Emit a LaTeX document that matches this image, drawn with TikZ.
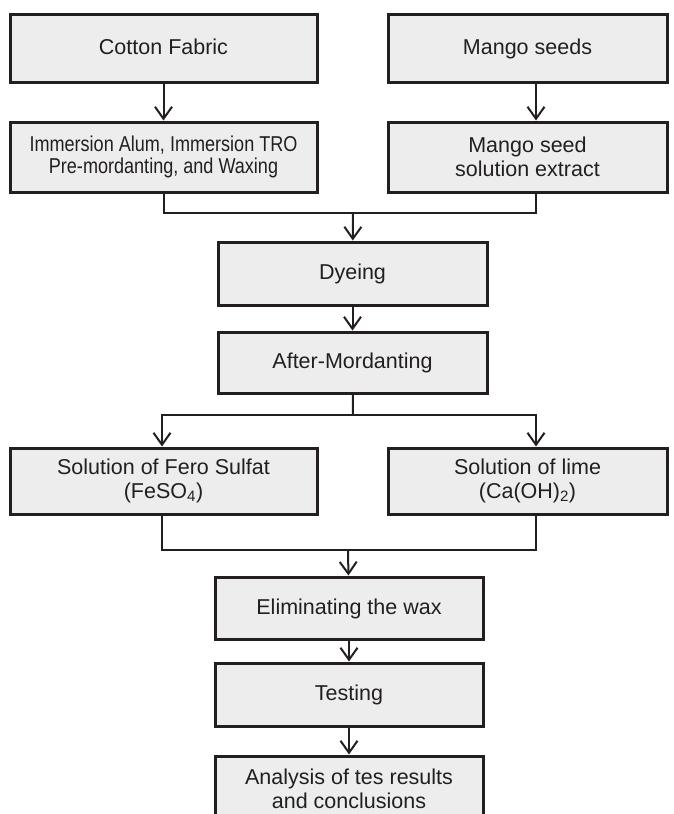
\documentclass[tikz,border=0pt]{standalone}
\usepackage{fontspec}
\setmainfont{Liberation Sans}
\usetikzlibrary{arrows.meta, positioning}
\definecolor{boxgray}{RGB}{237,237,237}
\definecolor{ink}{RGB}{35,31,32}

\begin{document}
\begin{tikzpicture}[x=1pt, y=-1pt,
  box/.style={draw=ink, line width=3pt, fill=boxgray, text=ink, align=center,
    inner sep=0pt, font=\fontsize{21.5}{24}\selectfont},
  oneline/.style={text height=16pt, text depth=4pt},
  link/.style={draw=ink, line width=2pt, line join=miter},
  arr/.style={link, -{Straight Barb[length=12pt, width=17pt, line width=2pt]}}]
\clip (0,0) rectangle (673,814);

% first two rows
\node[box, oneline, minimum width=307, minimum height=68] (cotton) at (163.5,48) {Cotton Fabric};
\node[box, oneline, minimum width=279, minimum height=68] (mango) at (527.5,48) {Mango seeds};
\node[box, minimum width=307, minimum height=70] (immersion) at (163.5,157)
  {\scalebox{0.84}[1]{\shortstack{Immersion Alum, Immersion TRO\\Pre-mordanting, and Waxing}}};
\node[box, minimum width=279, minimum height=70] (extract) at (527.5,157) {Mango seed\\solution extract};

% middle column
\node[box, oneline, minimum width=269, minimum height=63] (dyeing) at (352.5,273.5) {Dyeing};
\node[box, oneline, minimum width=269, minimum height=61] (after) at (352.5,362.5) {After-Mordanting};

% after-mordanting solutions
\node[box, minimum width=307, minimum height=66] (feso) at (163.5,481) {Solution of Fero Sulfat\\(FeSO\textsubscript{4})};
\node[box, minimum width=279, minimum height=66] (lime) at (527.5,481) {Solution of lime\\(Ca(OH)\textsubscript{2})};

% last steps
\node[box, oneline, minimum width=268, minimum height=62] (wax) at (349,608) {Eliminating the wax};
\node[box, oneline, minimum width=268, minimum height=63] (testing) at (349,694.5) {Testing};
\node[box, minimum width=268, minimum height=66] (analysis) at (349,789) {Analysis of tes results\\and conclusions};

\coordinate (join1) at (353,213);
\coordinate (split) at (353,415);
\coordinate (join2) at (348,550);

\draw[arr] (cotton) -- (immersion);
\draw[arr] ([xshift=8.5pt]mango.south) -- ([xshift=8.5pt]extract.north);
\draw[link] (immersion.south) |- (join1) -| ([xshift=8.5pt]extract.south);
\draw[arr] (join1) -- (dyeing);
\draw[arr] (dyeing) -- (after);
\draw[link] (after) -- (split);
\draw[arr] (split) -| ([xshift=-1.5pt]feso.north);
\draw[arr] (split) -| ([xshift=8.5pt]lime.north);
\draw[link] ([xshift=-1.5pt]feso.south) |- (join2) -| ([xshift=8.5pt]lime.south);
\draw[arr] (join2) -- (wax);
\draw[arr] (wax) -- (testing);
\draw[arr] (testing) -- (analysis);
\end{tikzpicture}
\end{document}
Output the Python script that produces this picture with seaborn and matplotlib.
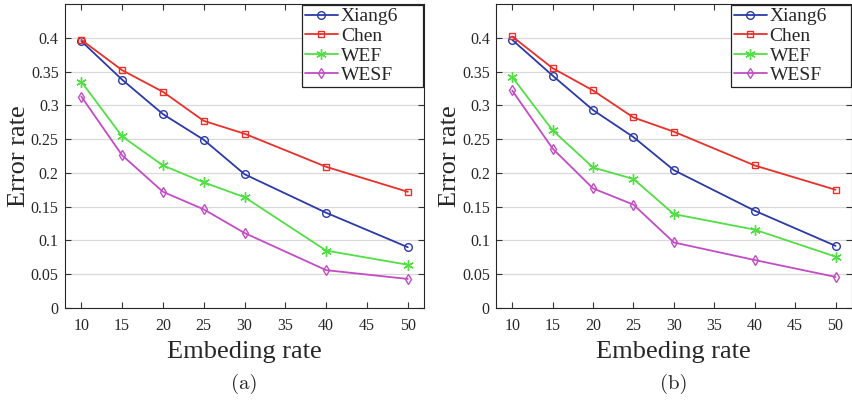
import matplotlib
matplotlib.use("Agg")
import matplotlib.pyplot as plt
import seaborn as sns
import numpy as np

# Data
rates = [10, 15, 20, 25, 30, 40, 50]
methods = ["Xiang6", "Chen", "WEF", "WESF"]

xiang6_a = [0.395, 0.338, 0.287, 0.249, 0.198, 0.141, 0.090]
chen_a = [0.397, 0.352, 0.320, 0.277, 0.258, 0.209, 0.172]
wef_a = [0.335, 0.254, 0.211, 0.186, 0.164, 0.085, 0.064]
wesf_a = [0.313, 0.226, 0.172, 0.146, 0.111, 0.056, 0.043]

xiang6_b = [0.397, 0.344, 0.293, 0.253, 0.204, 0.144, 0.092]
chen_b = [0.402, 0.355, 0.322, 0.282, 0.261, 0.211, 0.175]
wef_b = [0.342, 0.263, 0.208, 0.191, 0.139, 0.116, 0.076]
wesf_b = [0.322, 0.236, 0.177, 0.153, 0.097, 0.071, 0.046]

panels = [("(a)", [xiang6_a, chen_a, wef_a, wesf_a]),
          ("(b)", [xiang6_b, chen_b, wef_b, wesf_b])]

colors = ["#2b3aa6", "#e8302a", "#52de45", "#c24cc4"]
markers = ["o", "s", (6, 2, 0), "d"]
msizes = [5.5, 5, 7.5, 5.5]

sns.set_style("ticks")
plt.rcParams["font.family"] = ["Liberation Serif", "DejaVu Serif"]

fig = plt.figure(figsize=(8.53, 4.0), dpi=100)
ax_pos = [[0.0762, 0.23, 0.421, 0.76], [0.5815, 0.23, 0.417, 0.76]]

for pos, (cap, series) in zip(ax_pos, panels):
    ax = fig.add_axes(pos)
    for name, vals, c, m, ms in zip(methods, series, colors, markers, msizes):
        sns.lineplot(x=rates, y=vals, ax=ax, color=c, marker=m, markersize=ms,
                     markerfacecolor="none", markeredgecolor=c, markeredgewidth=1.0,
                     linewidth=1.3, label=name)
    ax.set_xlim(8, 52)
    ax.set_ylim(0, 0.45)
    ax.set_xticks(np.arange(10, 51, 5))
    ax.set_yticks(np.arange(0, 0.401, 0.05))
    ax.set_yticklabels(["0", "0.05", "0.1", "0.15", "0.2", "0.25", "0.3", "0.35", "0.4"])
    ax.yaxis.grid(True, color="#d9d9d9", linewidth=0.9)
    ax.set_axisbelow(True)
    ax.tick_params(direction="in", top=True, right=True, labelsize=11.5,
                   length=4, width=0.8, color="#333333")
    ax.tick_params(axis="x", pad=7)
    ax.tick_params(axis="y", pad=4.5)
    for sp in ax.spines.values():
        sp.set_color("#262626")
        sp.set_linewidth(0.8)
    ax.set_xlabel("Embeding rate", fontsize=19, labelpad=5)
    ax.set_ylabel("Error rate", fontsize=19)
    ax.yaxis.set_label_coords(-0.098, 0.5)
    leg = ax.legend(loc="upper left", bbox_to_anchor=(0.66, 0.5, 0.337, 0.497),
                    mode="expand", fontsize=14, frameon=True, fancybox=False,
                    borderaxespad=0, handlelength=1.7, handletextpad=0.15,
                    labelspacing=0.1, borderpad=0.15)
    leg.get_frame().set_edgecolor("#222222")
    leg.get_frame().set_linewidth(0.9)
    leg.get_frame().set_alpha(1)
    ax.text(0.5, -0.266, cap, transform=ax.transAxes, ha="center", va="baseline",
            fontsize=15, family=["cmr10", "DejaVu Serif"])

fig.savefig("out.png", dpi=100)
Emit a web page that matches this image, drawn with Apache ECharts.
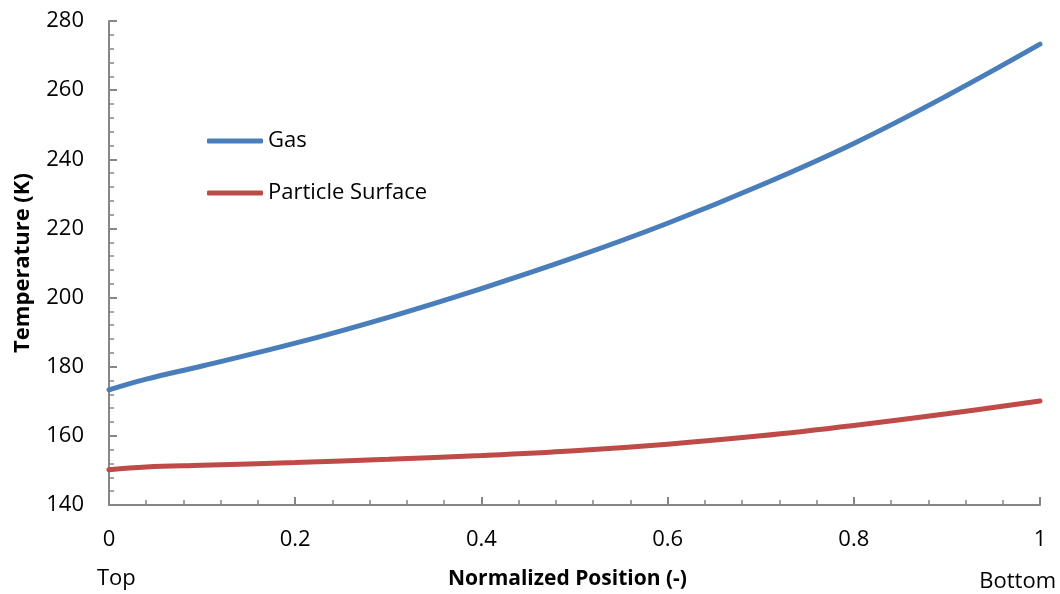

**Written problem:**
Begin at the top of the material above and output each line exactly, stopping after the line that holds "(0,0) rectangle (673,814);". Leave out pictures.

**Reply to the exercise:**
Emit a LaTeX document that matches this image, drawn with TikZ.
\documentclass[tikz,border=0pt]{standalone}
\usepackage{fontspec}
\setmainfont{Liberation Sans}
\usetikzlibrary{arrows.meta, positioning}
\definecolor{boxgray}{RGB}{237,237,237}
\definecolor{ink}{RGB}{35,31,32}

\begin{document}
\begin{tikzpicture}[x=1pt, y=-1pt,
  box/.style={draw=ink, line width=3pt, fill=boxgray, text=ink, align=center,
    inner sep=0pt, font=\fontsize{21.5}{24}\selectfont},
  oneline/.style={text height=16pt, text depth=4pt},
  link/.style={draw=ink, line width=2pt, line join=miter},
  arr/.style={link, -{Straight Barb[length=12pt, width=17pt, line width=2pt]}}]
\clip (0,0) rectangle (673,814);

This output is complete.